START Material supplied
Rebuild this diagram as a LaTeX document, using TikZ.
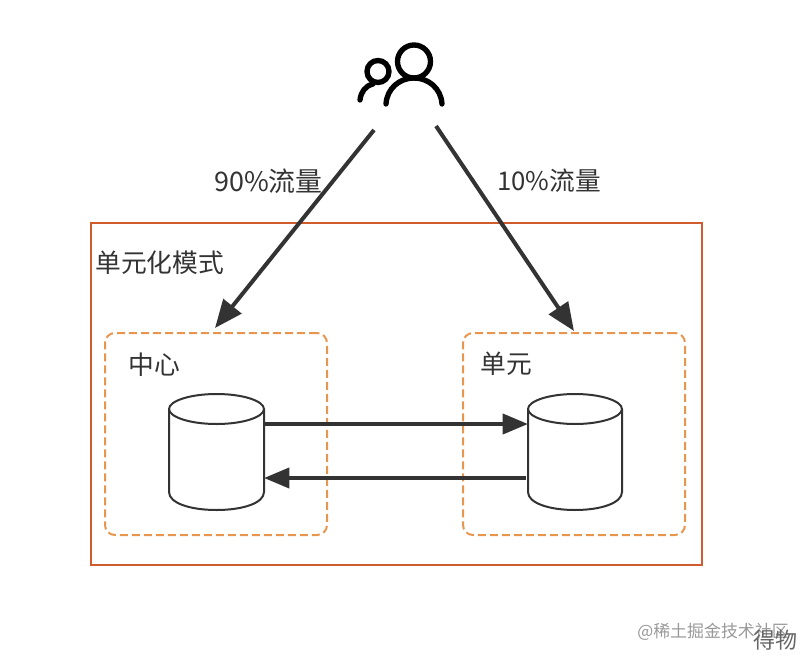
\documentclass[tikz,border=0pt]{standalone}
\usepackage{fontspec}
\setmainfont{Liberation Sans}
\newfontfamily\cjk{Noto Sans CJK SC}
\usetikzlibrary{arrows.meta}
\definecolor{ink}{HTML}{333333}
\definecolor{outerc}{HTML}{CF5B2E}
\definecolor{dashc}{HTML}{E8964E}
\tikzset{
  x=0.75pt,y=-0.75pt,
  lbl/.style={font=\cjk\fontsize{19.3}{19.3}\selectfont,text=ink,inner sep=0pt,anchor=west},
  flow/.style={draw=ink,line width=3pt,-{Triangle[length=19pt,width=15pt]}},
  bigflow/.style={draw=ink,line width=3pt,-{Triangle[length=21pt,width=17pt]}},
  group/.style={draw=dashc,line width=1.5pt,dash pattern=on 6pt off 3pt,rounded corners=7.5pt},
  cyl/.style={draw=ink,line width=1.5pt},
  icon/.style={draw=black,line width=4pt,line cap=round},
  box/.style={inner sep=0pt,outer sep=0pt,minimum width=0pt,minimum height=0pt}
}
\newcommand{\cylinderat}[2]{% left x, right x
  \draw[cyl,fill=white] (#1,409) .. controls (#1,401) and ({#1+21},394) .. ({(#1+#2)/2},394)
    .. controls ({#2-21},394) and (#2,401) .. (#2,409)
    -- (#2,492) .. controls (#2,503) and ({#2-21},510) .. ({(#1+#2)/2},510)
    .. controls ({#1+21},510) and (#1,503) .. (#1,492) -- cycle;
  \draw[cyl] (#1,409) .. controls (#1,417) and ({#1+21},424) .. ({(#1+#2)/2},424)
    .. controls ({#2-21},424) and (#2,417) .. (#2,409);
}
\begin{document}
\begin{tikzpicture}
\useasboundingbox (0,0) rectangle (806,660);
% outer frame and groups
\node[box,draw=outerc,line width=1.5pt,minimum width=458.25pt,minimum height=256.5pt,anchor=north west] (outer) at (91,223) {};
\node[box,group,minimum width=166.5pt,minimum height=151.5pt,anchor=north west] (center) at (105,333) {};
\node[box,group,minimum width=166.5pt,minimum height=151.5pt,anchor=north west] (unit) at (463,333) {};
% labels
\node[lbl] (outerlabel) at (95,263) {单元化模式};
\node[lbl] (centerlabel) at (128,365) {中心};
\node[lbl] (unitlabel) at (480,364) {单元};
\node[lbl,font=\cjk\fontsize{20.2}{20.2}\selectfont] (l90) at (214,181) {90\%流量};
\node[lbl] (l10) at (497,181) {10\%流量};
% cylinders
\cylinderat{169}{264}
\cylinderat{528}{622}
% users icon
\draw[icon] (414,61.5) circle (16.5);
\draw[icon] (386,104) .. controls (387,88) and (400,78) .. (414,78) .. controls (428,78) and (441,88) .. (442,104);
\draw[icon] (378,71.5) circle (11);
\draw[icon] (360,100) .. controls (361,92) and (365,86) .. (373,84);
% connector ends
\coordinate (userL) at (374,130);
\coordinate (userR) at (436,126);
\coordinate (centerIn) at (215,328);
\coordinate (unitIn) at (574,331);
\coordinate (cylLtop) at (264,424);
\coordinate (cylRtop) at (528,424);
\coordinate (cylRbot) at (526,478);
\coordinate (cylLbot) at (264,478);
\draw[bigflow] (userL) -- (centerIn);
\draw[bigflow] (userR) -- (unitIn);
\draw[flow] (cylLtop) -- (cylRtop);
\draw[flow] (cylRbot) -- (cylLbot);
% watermark
\node[inner sep=0pt,anchor=west,text=black!40,font=\cjk\fontsize{12.7}{12.7}\selectfont] (wm) at (637,632) {@稀土掘金技术社区};
\node[inner sep=0pt,anchor=west,text=black!60,font=\cjk\fontsize{16.5}{16.5}\selectfont] (wm2) at (753,640) {得物};
\end{tikzpicture}
\end{document}
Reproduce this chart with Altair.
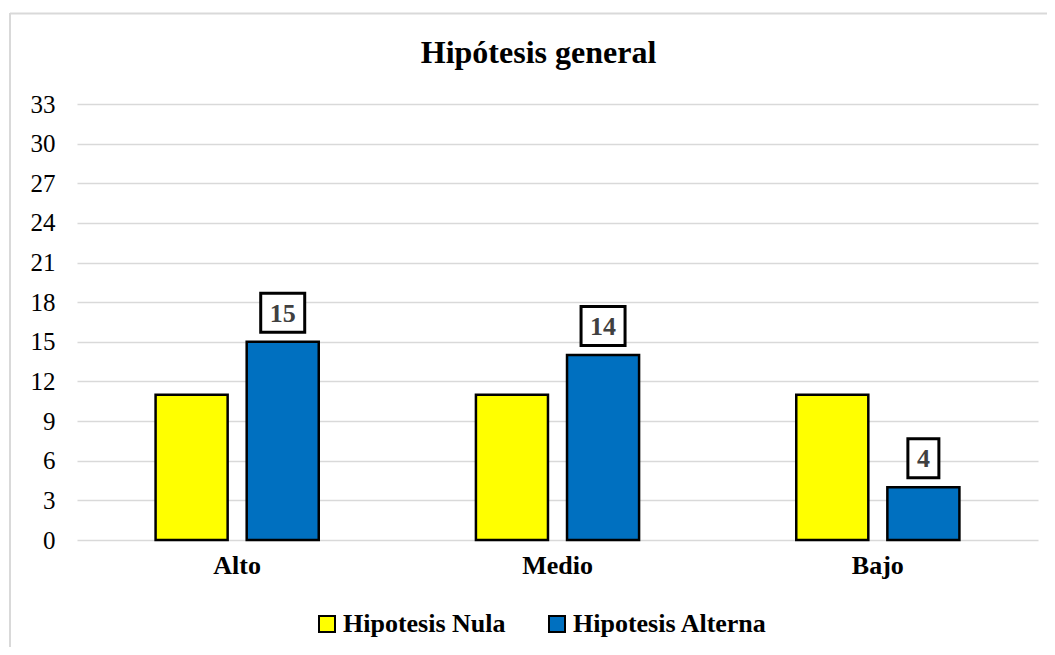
import altair as alt
import pandas as pd

categories = ["Alto", "Medio", "Bajo"]
series = ["Hipotesis Nula", "Hipotesis Alterna"]
nula_values = [11, 11, 11]
alterna_values = [15, 14, 4]
y_ticks = [0, 3, 6, 9, 12, 15, 18, 21, 24, 27, 30, 33]

rows = []
for c, n, a in zip(categories, nula_values, alterna_values):
    rows.append({"cat": c, "serie": series[0], "value": n})
    rows.append({"cat": c, "serie": series[1], "value": a})
df = pd.DataFrame(rows)

FONT = "Liberation Serif"

x_enc = alt.X("cat:N", sort=categories, title=None,
              scale=alt.Scale(paddingInner=0, paddingOuter=0),
              axis=alt.Axis(labelAngle=0, labelFontWeight="bold", labelFontSize=26,
                            labelColor="#000000", labelFont=FONT, ticks=False,
                            domain=False, labelPadding=12))
xo_enc = alt.XOffset("serie:N", sort=series,
                     scale=alt.Scale(paddingInner=0.209, paddingOuter=0.8626))
y_enc = alt.Y("value:Q", title=None,
              scale=alt.Scale(domain=[0, 33], nice=False),
              axis=alt.Axis(values=y_ticks, labelFontSize=25, labelColor="#000000",
                            labelFont=FONT, ticks=False, domain=False, labelOverlap=False,
                            labelPadding=22, gridColor="#d9d9d9", gridWidth=1.5))

bars = alt.Chart(df).mark_bar(stroke="#000000", strokeWidth=2.5).encode(
    x=x_enc,
    xOffset=xo_enc,
    y=y_enc,
    color=alt.Color("serie:N", sort=series,
                    scale=alt.Scale(domain=series, range=["#FFFF00", "#0070C0"]),
                    legend=alt.Legend(title=None, orient="none", direction="horizontal",
                                      legendX=237, legendY=507,
                                      symbolType="square", symbolSize=256,
                                      symbolStrokeColor="#000000", symbolStrokeWidth=2,
                                      labelFontSize=26, labelFontWeight="bold",
                                      labelFont=FONT, labelColor="#000000",
                                      labelLimit=400,
                                      columnPadding=38, labelOffset=3)),
)

alt_df = df[df["serie"] == series[1]]
base_lbl = alt.Chart(alt_df).encode(x=x_enc, xOffset=xo_enc, y=y_enc)
box2 = base_lbl.transform_filter("datum.value >= 10").mark_rect(
    width=44, height=39, yOffset=-29, fill="#ffffff", stroke="#000000", strokeWidth=3)
box1 = base_lbl.transform_filter("datum.value < 10").mark_rect(
    width=31, height=39, yOffset=-29, fill="#ffffff", stroke="#000000", strokeWidth=3)
text = base_lbl.mark_text(fontSize=26, fontWeight="bold", font=FONT, color="#404040",
                          yOffset=-28, baseline="middle").encode(text="value:Q")

border_top = alt.Chart(pd.DataFrame({"k": [0]})).mark_rule(
    color="#d9d9d9", strokeWidth=2).encode(
    x=alt.value(-67), x2=alt.value(978), y=alt.value(-90.5))
border_left = alt.Chart(pd.DataFrame({"k": [0]})).mark_rule(
    color="#d9d9d9", strokeWidth=2).encode(
    x=alt.value(-67), y=alt.value(-91), y2=alt.value(560))

chart = alt.layer(bars, box2, box1, text, border_top, border_left).properties(
    width=961, height=436,
    autosize=alt.AutoSizeParams(type="none"),
    padding={"left": 69, "top": 96, "right": 9, "bottom": 107},
    title=alt.TitleParams("Hipótesis general", font=FONT, fontSize=32, fontWeight="bold",
                          color="#000000", anchor="middle", dx=-19, offset=-58),
).configure_view(stroke=None).configure_axisY(
    labelFontSize=25, labelFont=FONT, labelColor="#000000", labelOverlap=False,
    labelPadding=22, ticks=False, domain=False, gridColor="#d9d9d9", gridWidth=1.5
).configure_axisX(
    labelFontSize=26, labelFont=FONT, labelFontWeight="bold", labelColor="#000000",
    ticks=False, domain=False, labelPadding=12
)

chart.save("out.html", embed_options={"renderer": "svg", "actions": False})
END Material supplied
Repeat each record exactly, with the pictures left out.

Rebuild this diagram as a LaTeX document, using TikZ.
\documentclass[tikz,border=0pt]{standalone}
\usepackage{fontspec}
\setmainfont{Liberation Sans}
\newfontfamily\cjk{Noto Sans CJK SC}
\usetikzlibrary{arrows.meta}
\definecolor{ink}{HTML}{333333}
\definecolor{outerc}{HTML}{CF5B2E}
\definecolor{dashc}{HTML}{E8964E}
\tikzset{
  x=0.75pt,y=-0.75pt,
  lbl/.style={font=\cjk\fontsize{19.3}{19.3}\selectfont,text=ink,inner sep=0pt,anchor=west},
  flow/.style={draw=ink,line width=3pt,-{Triangle[length=19pt,width=15pt]}},
  bigflow/.style={draw=ink,line width=3pt,-{Triangle[length=21pt,width=17pt]}},
  group/.style={draw=dashc,line width=1.5pt,dash pattern=on 6pt off 3pt,rounded corners=7.5pt},
  cyl/.style={draw=ink,line width=1.5pt},
  icon/.style={draw=black,line width=4pt,line cap=round},
  box/.style={inner sep=0pt,outer sep=0pt,minimum width=0pt,minimum height=0pt}
}
\newcommand{\cylinderat}[2]{% left x, right x
  \draw[cyl,fill=white] (#1,409) .. controls (#1,401) and ({#1+21},394) .. ({(#1+#2)/2},394)
    .. controls ({#2-21},394) and (#2,401) .. (#2,409)
    -- (#2,492) .. controls (#2,503) and ({#2-21},510) .. ({(#1+#2)/2},510)
    .. controls ({#1+21},510) and (#1,503) .. (#1,492) -- cycle;
  \draw[cyl] (#1,409) .. controls (#1,417) and ({#1+21},424) .. ({(#1+#2)/2},424)
    .. controls ({#2-21},424) and (#2,417) .. (#2,409);
}
\begin{document}
\begin{tikzpicture}
\useasboundingbox (0,0) rectangle (806,660);
% outer frame and groups
\node[box,draw=outerc,line width=1.5pt,minimum width=458.25pt,minimum height=256.5pt,anchor=north west] (outer) at (91,223) {};
\node[box,group,minimum width=166.5pt,minimum height=151.5pt,anchor=north west] (center) at (105,333) {};
\node[box,group,minimum width=166.5pt,minimum height=151.5pt,anchor=north west] (unit) at (463,333) {};
% labels
\node[lbl] (outerlabel) at (95,263) {单元化模式};
\node[lbl] (centerlabel) at (128,365) {中心};
\node[lbl] (unitlabel) at (480,364) {单元};
\node[lbl,font=\cjk\fontsize{20.2}{20.2}\selectfont] (l90) at (214,181) {90\%流量};
\node[lbl] (l10) at (497,181) {10\%流量};
% cylinders
\cylinderat{169}{264}
\cylinderat{528}{622}
% users icon
\draw[icon] (414,61.5) circle (16.5);
\draw[icon] (386,104) .. controls (387,88) and (400,78) .. (414,78) .. controls (428,78) and (441,88) .. (442,104);
\draw[icon] (378,71.5) circle (11);
\draw[icon] (360,100) .. controls (361,92) and (365,86) .. (373,84);
% connector ends
\coordinate (userL) at (374,130);
\coordinate (userR) at (436,126);
\coordinate (centerIn) at (215,328);
\coordinate (unitIn) at (574,331);
\coordinate (cylLtop) at (264,424);
\coordinate (cylRtop) at (528,424);
\coordinate (cylRbot) at (526,478);
\coordinate (cylLbot) at (264,478);
\draw[bigflow] (userL) -- (centerIn);
\draw[bigflow] (userR) -- (unitIn);
\draw[flow] (cylLtop) -- (cylRtop);
\draw[flow] (cylRbot) -- (cylLbot);
% watermark
\node[inner sep=0pt,anchor=west,text=black!40,font=\cjk\fontsize{12.7}{12.7}\selectfont] (wm) at (637,632) {@稀土掘金技术社区};
\node[inner sep=0pt,anchor=west,text=black!60,font=\cjk\fontsize{16.5}{16.5}\selectfont] (wm2) at (753,640) {得物};
\end{tikzpicture}
\end{document}
Reproduce this chart with Altair.
import altair as alt
import pandas as pd

categories = ["Alto", "Medio", "Bajo"]
series = ["Hipotesis Nula", "Hipotesis Alterna"]
nula_values = [11, 11, 11]
alterna_values = [15, 14, 4]
y_ticks = [0, 3, 6, 9, 12, 15, 18, 21, 24, 27, 30, 33]

rows = []
for c, n, a in zip(categories, nula_values, alterna_values):
    rows.append({"cat": c, "serie": series[0], "value": n})
    rows.append({"cat": c, "serie": series[1], "value": a})
df = pd.DataFrame(rows)

FONT = "Liberation Serif"

x_enc = alt.X("cat:N", sort=categories, title=None,
              scale=alt.Scale(paddingInner=0, paddingOuter=0),
              axis=alt.Axis(labelAngle=0, labelFontWeight="bold", labelFontSize=26,
                            labelColor="#000000", labelFont=FONT, ticks=False,
                            domain=False, labelPadding=12))
xo_enc = alt.XOffset("serie:N", sort=series,
                     scale=alt.Scale(paddingInner=0.209, paddingOuter=0.8626))
y_enc = alt.Y("value:Q", title=None,
              scale=alt.Scale(domain=[0, 33], nice=False),
              axis=alt.Axis(values=y_ticks, labelFontSize=25, labelColor="#000000",
                            labelFont=FONT, ticks=False, domain=False, labelOverlap=False,
                            labelPadding=22, gridColor="#d9d9d9", gridWidth=1.5))

bars = alt.Chart(df).mark_bar(stroke="#000000", strokeWidth=2.5).encode(
    x=x_enc,
    xOffset=xo_enc,
    y=y_enc,
    color=alt.Color("serie:N", sort=series,
                    scale=alt.Scale(domain=series, range=["#FFFF00", "#0070C0"]),
                    legend=alt.Legend(title=None, orient="none", direction="horizontal",
                                      legendX=237, legendY=507,
                                      symbolType="square", symbolSize=256,
                                      symbolStrokeColor="#000000", symbolStrokeWidth=2,
                                      labelFontSize=26, labelFontWeight="bold",
                                      labelFont=FONT, labelColor="#000000",
                                      labelLimit=400,
                                      columnPadding=38, labelOffset=3)),
)

alt_df = df[df["serie"] == series[1]]
base_lbl = alt.Chart(alt_df).encode(x=x_enc, xOffset=xo_enc, y=y_enc)
box2 = base_lbl.transform_filter("datum.value >= 10").mark_rect(
    width=44, height=39, yOffset=-29, fill="#ffffff", stroke="#000000", strokeWidth=3)
box1 = base_lbl.transform_filter("datum.value < 10").mark_rect(
    width=31, height=39, yOffset=-29, fill="#ffffff", stroke="#000000", strokeWidth=3)
text = base_lbl.mark_text(fontSize=26, fontWeight="bold", font=FONT, color="#404040",
                          yOffset=-28, baseline="middle").encode(text="value:Q")

border_top = alt.Chart(pd.DataFrame({"k": [0]})).mark_rule(
    color="#d9d9d9", strokeWidth=2).encode(
    x=alt.value(-67), x2=alt.value(978), y=alt.value(-90.5))
border_left = alt.Chart(pd.DataFrame({"k": [0]})).mark_rule(
    color="#d9d9d9", strokeWidth=2).encode(
    x=alt.value(-67), y=alt.value(-91), y2=alt.value(560))

chart = alt.layer(bars, box2, box1, text, border_top, border_left).properties(
    width=961, height=436,
    autosize=alt.AutoSizeParams(type="none"),
    padding={"left": 69, "top": 96, "right": 9, "bottom": 107},
    title=alt.TitleParams("Hipótesis general", font=FONT, fontSize=32, fontWeight="bold",
                          color="#000000", anchor="middle", dx=-19, offset=-58),
).configure_view(stroke=None).configure_axisY(
    labelFontSize=25, labelFont=FONT, labelColor="#000000", labelOverlap=False,
    labelPadding=22, ticks=False, domain=False, gridColor="#d9d9d9", gridWidth=1.5
).configure_axisX(
    labelFontSize=26, labelFont=FONT, labelFontWeight="bold", labelColor="#000000",
    ticks=False, domain=False, labelPadding=12
)

chart.save("out.html", embed_options={"renderer": "svg", "actions": False})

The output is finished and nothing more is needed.